Introduction to the kesubah

The Torah placed many responsibilities on a husband to guarantee his wife security in their marriage. In addition to his requirement to “honor his wife more than himself and love her as much as he loves himself,”[ii] he is also responsible to support her at the financial level she is accustomed to, even if he comes from a more modest background, and at the comfort level of his family, if he comes from a wealthier lifestyle.[iii] His support requirement allows her to devote her energies to maintaining a household and bearing and raising children without assuming responsibility for their daily bread. In return for assuming these responsibilities, her husband may use her earnings and the profits from her property to help support the family; although all property that she owned prior to their marriage remains hers, as does anything that she inherits during the marriage. She also has the option of electing to keep her earnings for herself and forego his support.[iv]

Furthermore, a husband’s responsibility is not limited to supporting her throughout his lifetime, but includes maintaining her from his property after his passing.

The kesubah is a legal document

The kesubah is a legally binding, pre-nuptial agreement whose purpose is to protect a woman’s financial interests both during the marriage and upon its termination. One of the differences between the Ashkenazic and Sefardic versions of the kesubah is that the Ashkenazic version omits many halachic details specified in the Sefardic text. In practice, omitting the mention of these details does not change the husband’s requirements to fulfill these obligations.

Although an Ashkenazic husband may specify these obligations in his kesubah, the usual practice is not to do so.
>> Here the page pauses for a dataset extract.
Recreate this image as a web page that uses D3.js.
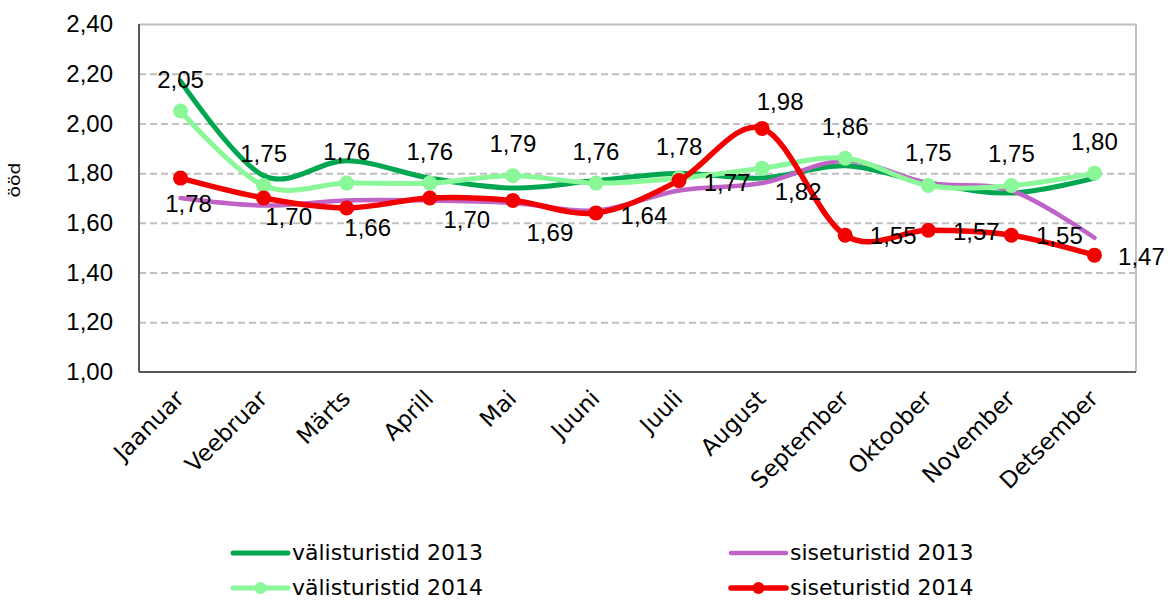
<!DOCTYPE html>
<html>
<head>
<meta charset="utf-8">
<script src="https://cdn.jsdelivr.net/npm/d3@7/dist/d3.min.js"></script>
<style>
  html, body { margin: 0; padding: 0; background: #fff; }
  svg { display: block; }
</style>
</head>
<body>
<svg id="chart" width="1168" height="600"></svg>
<script>
// ---- data ----
const months = ["Jaanuar","Veebruar","Märts","Aprill","Mai","Juuni","Juuli","August","September","Oktoober","November","Detsember"];
const valis2013 = [2.17,1.79,1.85,1.78,1.74,1.77,1.80,1.78,1.83,1.76,1.72,1.78];
const sise2013  = [1.70,1.67,1.69,1.69,1.68,1.65,1.73,1.76,1.85,1.76,1.73,1.54];
const valis2014 = [2.05,1.75,1.76,1.76,1.79,1.76,1.78,1.82,1.86,1.75,1.75,1.80];
const sise2014  = [1.78,1.70,1.66,1.70,1.69,1.64,1.77,1.98,1.55,1.57,1.55,1.47];
const yTicks = [1.0,1.2,1.4,1.6,1.8,2.0,2.2,2.4];
const seriesNames = ["välisturistid 2013","siseturistid 2013","välisturistid 2014","siseturistid 2014"];
const yTitle = "ööd";

// ---- layout / style (not data) ----
const plot = {left:139, right:1136, top:24, bottom:372};
const colors = ["#00a650","#bf63c6","#8af799","#f20000"];
const widths = [5,4.5,5,5.5];
const hasMarker = [false,false,true,true];
const showLabels = [false,false,true,true];
// label centre offsets relative to the point, per series/month
const labelOffsets = [
  null, null,
  [[0,-32],[0,-32],[0,-32],[0,-32],[0,-32],[0,-32],[0,-32],[36,23],[0,-32],[0,-33],[0,-32],[0,-32]],
  [[8,25],[25,18],[21,19],[37,21],[37,32],[48,2],[48,2],[18,-27],[48,0],[48,1],[48,0],[47,1.5]]
];

const locale = d3.formatLocale({decimal: ",", thousands: " ", grouping: [3], currency: ["", "€"]});
const fmt = locale.format(".2f");

const svg = d3.select("#chart");
const x = d3.scalePoint().domain(months).range([plot.left, plot.right]).padding(0.5);
const y = d3.scaleLinear().domain([1.0, 2.4]).range([plot.bottom, plot.top]);

// gridlines
const yAxis = d3.axisLeft(y).tickValues(yTicks).tickSize(-(plot.right - plot.left)).tickFormat(fmt).tickPadding(26);
const gy = svg.append("g").attr("transform", `translate(${plot.left},0)`).call(yAxis);
gy.select(".domain").remove();
gy.selectAll(".tick line")
  .attr("stroke", "#c0c0c0").attr("stroke-width", 2)
  .attr("stroke-dasharray", d => (d === 1.0 || d === 2.4) ? null : "7,4")
  .attr("display", d => d === 1.0 ? "none" : null);
gy.selectAll(".tick text")
  .attr("font-family", "'Liberation Sans', Arial, sans-serif")
  .attr("font-size", 24).attr("fill", "#000");

// right border
svg.append("line").attr("x1", plot.right).attr("x2", plot.right).attr("y1", plot.top).attr("y2", plot.bottom)
  .attr("stroke", "#c0c0c0").attr("stroke-width", 2);

// x axis
const xAxis = d3.axisBottom(x).tickSize(0).tickFormat("");
const gx = svg.append("g").attr("transform", `translate(0,${plot.bottom})`).call(xAxis);
gx.select(".domain").attr("stroke", "#595959").attr("stroke-width", 2)
  .attr("d", `M${plot.left},0H${plot.right}`);
svg.append("g").selectAll("text").data(months).join("text")
  .attr("transform", d => `translate(${x(d) + 5},${plot.bottom + 28}) rotate(-45)`)
  .attr("text-anchor", "end")
  .attr("font-family", "'DejaVu Sans', Verdana, sans-serif")
  .attr("font-size", 23).attr("fill", "#000")
  .text(d => d);

// left axis line
svg.append("line").attr("x1", plot.left).attr("x2", plot.left).attr("y1", plot.top).attr("y2", plot.bottom)
  .attr("stroke", "#595959").attr("stroke-width", 2);

// y title
svg.append("text")
  .attr("transform", `translate(20,180) rotate(-90)`)
  .attr("text-anchor", "middle")
  .attr("font-family", "'DejaVu Sans', Verdana, sans-serif")
  .attr("font-size", 15).attr("fill", "#000")
  .attr("textLength", 35).attr("lengthAdjust", "spacingAndGlyphs")
  .text(yTitle);

// series
const allSeries = [valis2013, sise2013, valis2014, sise2014];
const line = d3.line().x((d, i) => x(months[i])).y(d => y(d)).curve(d3.curveCatmullRom.alpha(0));
allSeries.forEach((vals, s) => {
  svg.append("path").datum(vals)
    .attr("d", line)
    .attr("fill", "none")
    .attr("stroke", colors[s])
    .attr("stroke-width", widths[s])
    .attr("stroke-linecap", "round")
    .attr("stroke-linejoin", "round");
  if (hasMarker[s]) {
    svg.append("g").selectAll("circle").data(vals).join("circle")
      .attr("cx", (d, i) => x(months[i]))
      .attr("cy", d => y(d))
      .attr("r", 7.5)
      .attr("fill", colors[s]);
  }
});

// labels
allSeries.forEach((vals, s) => {
  if (!showLabels[s]) return;
  svg.append("g").selectAll("text").data(vals).join("text")
    .attr("x", (d, i) => x(months[i]) + labelOffsets[s][i][0])
    .attr("y", (d, i) => y(d) + labelOffsets[s][i][1])
    .attr("dy", "0.36em")
    .attr("text-anchor", "middle")
    .attr("font-family", "'Liberation Sans', Arial, sans-serif")
    .attr("font-size", 24).attr("fill", "#000")
    .text(d => fmt(d));
});

// legend
const legendPos = [
  {lx: 233, ly: 553}, {lx: 731, ly: 553},
  {lx: 233, ly: 588}, {lx: 731, ly: 588}
];
seriesNames.forEach((name, s) => {
  const p = legendPos[s];
  const g = svg.append("g");
  g.append("line").attr("x1", p.lx).attr("x2", p.lx + 55).attr("y1", p.ly).attr("y2", p.ly)
    .attr("stroke", colors[s]).attr("stroke-width", widths[s]).attr("stroke-linecap", "round");
  if (hasMarker[s]) {
    g.append("circle").attr("cx", p.lx + 27.5).attr("cy", p.ly).attr("r", 6).attr("fill", colors[s]);
  }
  g.append("text").attr("x", p.lx + 59).attr("y", p.ly + 7)
    .attr("font-family", "'DejaVu Sans', Verdana, sans-serif")
    .attr("font-size", 22).attr("fill", "#000")
    .text(name);
});
</script>
</body>
</html>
So far, there seems to be no reason why a Sefardic couple should not use an Ashkenazi kesubah, or vice versa. However, there are reasons why a Sefardi couple should not use the standard Ashkenazi kesubah without some modification. The Ashkenazic text states that the kesubah requirement of the husband is min Hatorah, a minority opinion held by Rabbeinu Tam and some other early authorities.[v] However, many authorities contend that the requirements of kesubah were introduced by the early Sages, and some major authorities contend that stating that the husband is required min Hatorah to provide a kesubah invalidates the kesubah.[vi] Since the Rama[vii] justifies the use of this kesubah by Ashkenazim, even though many Rishonim question its kashrus, Ashkenazim may continue this practice, whereas Sefardim should not, without revising the wording.[viii] (An Ashkenazi man marrying a Sefardi woman may use an Ashkenazi kesubah, and a Sefardi man marrying an Ashkenazi woman should use a Sefardi kesubah.)

Documentary details

A kesubah must be written following the rules established by Chazal for the creation of any shtar, a halachically-mandated document. One may write it in any language,[ix] yet the almost-universal practice is to write it in Aramaic, which is written in Hebrew characters and is halachically considered a Hebrew dialect.[x]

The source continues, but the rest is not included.